◆ **REQUIREMENTS**: An exact copy of the records is required, minus the pictures they hold.
*** DATASET CONTENT
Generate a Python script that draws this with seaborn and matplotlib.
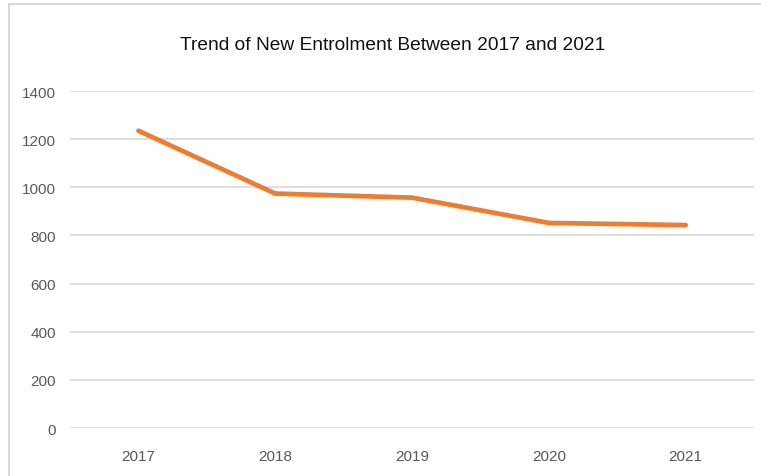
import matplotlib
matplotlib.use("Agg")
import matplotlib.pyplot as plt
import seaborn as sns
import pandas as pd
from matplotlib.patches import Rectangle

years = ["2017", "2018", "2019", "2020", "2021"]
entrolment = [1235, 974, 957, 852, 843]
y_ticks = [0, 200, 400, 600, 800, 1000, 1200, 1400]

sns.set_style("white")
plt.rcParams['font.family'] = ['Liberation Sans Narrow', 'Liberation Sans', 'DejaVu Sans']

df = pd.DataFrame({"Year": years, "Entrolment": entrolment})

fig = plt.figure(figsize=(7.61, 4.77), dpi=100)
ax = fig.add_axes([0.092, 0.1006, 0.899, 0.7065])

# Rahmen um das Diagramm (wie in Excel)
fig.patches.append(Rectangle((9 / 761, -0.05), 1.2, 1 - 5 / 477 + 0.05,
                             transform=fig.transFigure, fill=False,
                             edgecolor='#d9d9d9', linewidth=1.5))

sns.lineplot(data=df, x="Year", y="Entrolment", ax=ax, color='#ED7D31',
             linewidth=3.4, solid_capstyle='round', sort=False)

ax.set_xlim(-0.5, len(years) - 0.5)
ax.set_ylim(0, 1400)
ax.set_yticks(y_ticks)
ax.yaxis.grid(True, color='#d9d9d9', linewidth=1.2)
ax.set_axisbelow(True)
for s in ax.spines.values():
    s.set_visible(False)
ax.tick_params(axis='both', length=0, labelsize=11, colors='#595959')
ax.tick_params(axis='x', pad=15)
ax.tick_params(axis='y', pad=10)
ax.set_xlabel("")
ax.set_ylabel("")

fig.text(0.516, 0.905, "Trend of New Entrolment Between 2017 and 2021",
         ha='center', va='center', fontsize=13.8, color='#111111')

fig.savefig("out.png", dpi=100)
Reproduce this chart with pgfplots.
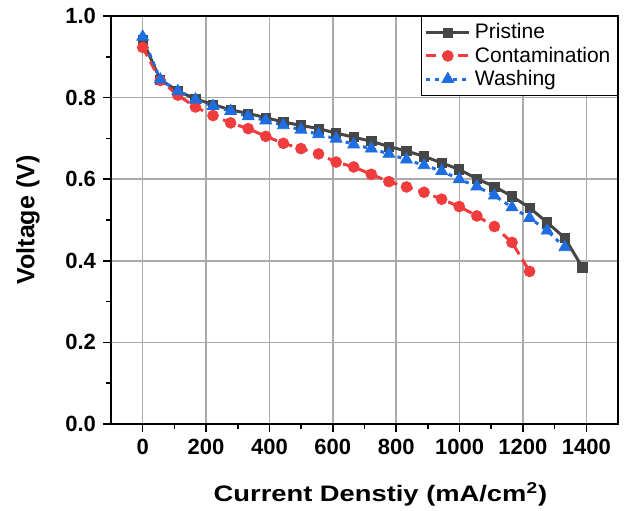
******
◆ **SOLUTION FOR THIS PROBLEM**:
Generate a Python script that draws this with seaborn and matplotlib.
import matplotlib
matplotlib.use("Agg")
import matplotlib.pyplot as plt
import seaborn as sns
import pandas as pd
from matplotlib.patches import Rectangle

years = ["2017", "2018", "2019", "2020", "2021"]
entrolment = [1235, 974, 957, 852, 843]
y_ticks = [0, 200, 400, 600, 800, 1000, 1200, 1400]

sns.set_style("white")
plt.rcParams['font.family'] = ['Liberation Sans Narrow', 'Liberation Sans', 'DejaVu Sans']

df = pd.DataFrame({"Year": years, "Entrolment": entrolment})

fig = plt.figure(figsize=(7.61, 4.77), dpi=100)
ax = fig.add_axes([0.092, 0.1006, 0.899, 0.7065])

# Rahmen um das Diagramm (wie in Excel)
fig.patches.append(Rectangle((9 / 761, -0.05), 1.2, 1 - 5 / 477 + 0.05,
                             transform=fig.transFigure, fill=False,
                             edgecolor='#d9d9d9', linewidth=1.5))

sns.lineplot(data=df, x="Year", y="Entrolment", ax=ax, color='#ED7D31',
             linewidth=3.4, solid_capstyle='round', sort=False)

ax.set_xlim(-0.5, len(years) - 0.5)
ax.set_ylim(0, 1400)
ax.set_yticks(y_ticks)
ax.yaxis.grid(True, color='#d9d9d9', linewidth=1.2)
ax.set_axisbelow(True)
for s in ax.spines.values():
    s.set_visible(False)
ax.tick_params(axis='both', length=0, labelsize=11, colors='#595959')
ax.tick_params(axis='x', pad=15)
ax.tick_params(axis='y', pad=10)
ax.set_xlabel("")
ax.set_ylabel("")

fig.text(0.516, 0.905, "Trend of New Entrolment Between 2017 and 2021",
         ha='center', va='center', fontsize=13.8, color='#111111')

fig.savefig("out.png", dpi=100)
Reproduce this chart with pgfplots.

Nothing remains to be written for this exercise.